In TicTacToe.draw I need to determine if a specific bit is set to 1 or 0. With a few bitwise operations I am getting a number. In C I wouldn't have to convert the number to boolean. But in Java I have to. What is the most efficient way to do that?

1. n != 0

boolean isP1 = (player1 & 1 << i) != 0;
boolean isAny = (player2 & 1 << i) != 0 || isP1;

2. (boolean) n

boolean isP1 = (boolean) (player1 & 1 << i) ;
boolean isAny = ((boolean)(player2 & 1 << i))|| isP1;

Is it the same or are there more efficient ways to do convert numbers to a boolean?

---

If you have more ideas how to optimize the code in cpu runtime and in memory usage. Let me know. I don't think there is much more I can do. But proof me wrong if you want.

Kind reagards : )

---

Answer 1

As long as your code lacks correctness, i.e. the condition of while(evaluateWinner()) is wrong and there’s no check for a draw, you should not worry about performance.

Letting aside that in this simple program, performance doesn’t matter at all, you are focusing on the wrong things. You are performing string concatenation in a loop and calling print nine times in a row. The form of the boolean expression is entirely irrelevant.
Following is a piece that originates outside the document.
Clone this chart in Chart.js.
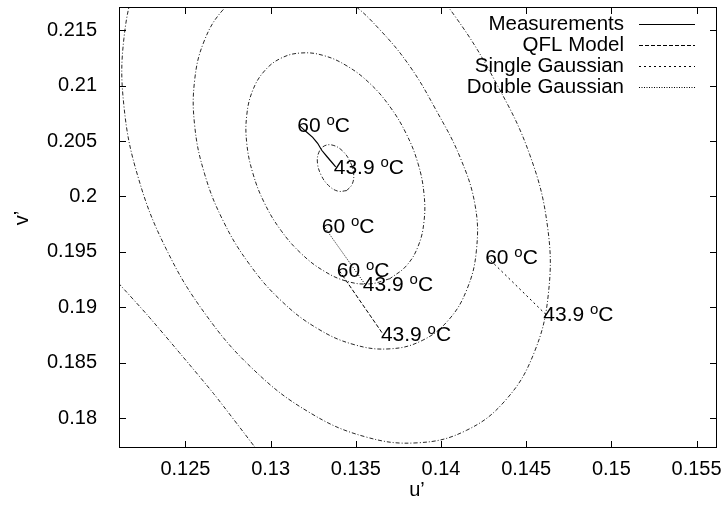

Even performing modulo 3 is more expensive here (unless the JVM’s optimizer replaces it).

If you want to continue, as a fun exercise, consider the following points:

• Reduce the number of I/O operations (i.e. one print instead of nine)
• Prefer local variables
• Use the smaller integer types (byte, short, char) only for arrays. For most operations, especially local variables and arithmetic, they may counter the intended effect: Java actually uses int, but has to perform additional truncation
• If you need an immutable char[], use String. The encapsulation has no noticeable performance penalty but enables lots of potential optimizations.
• If your replace player1 & 1 << i with player1 >> i & 1 you get zero or one, then, instead of testing against zero and conditionally using 'X' or 'O', you can use it as an index into "OX", avoiding the conditional.

E.g.

public class TicTacToe {
    static final String WIN_CONDITIONS="\u01c0\070\007\u0124\222\111\u0111\124";

    final Scanner scanner = new Scanner(System.in);
    int player1 = 0b000_000_000, player2 = 0b000_000_000;

    boolean evaluateWinner(int current) {
        for(int ix = 0; ix < WIN_CONDITIONS.length(); ix++) {
            char condition = WIN_CONDITIONS.charAt(ix);
            if((condition == (current & condition))) return true;
        }
        return false;
    }

    int getInput() {
        int field = player1 | player2;
        for(;;) {
            System.out.println("Give Input: 0 1 ... 8 ");
            int out = 1 << scanner.nextInt();
            if((out & field) == 0) return out;
            System.out.println("already occupied");
        }
    }

    public void start() {
      for(boolean swap = false; ; swap = !swap) {
            draw();
            int p = swap? player2: player1;
            p |= getInput();
            if(evaluateWinner(p)) {
                System.out.println(swap? "O wins": "X wins");
                break;
            }
            if(swap) player2 = p; else player1 = p;
            if((player1 | player2) == 0x1FF) {
                System.out.println("Draw");
                break;
            }
        }
    }

    void draw() {
        char[] chars = "|0|1|2|\n|3|4|5|\n|6|7|8|\n".toCharArray();
        int p1 = player1, field = p1 | player2;
        for(int i = 0, j = 1; i < 9; j += 2)
            for(int c = 0; c < 3; c++, i++, j+=2)
              if((field & 1 << i) != 0) chars[j] = "OX".charAt(p1 >> i & 1);
        System.out.print(chars);
    }
}

As said, you won’t notice actual performance differences with such a simple program, but it’s a fun exercise providing some ideas.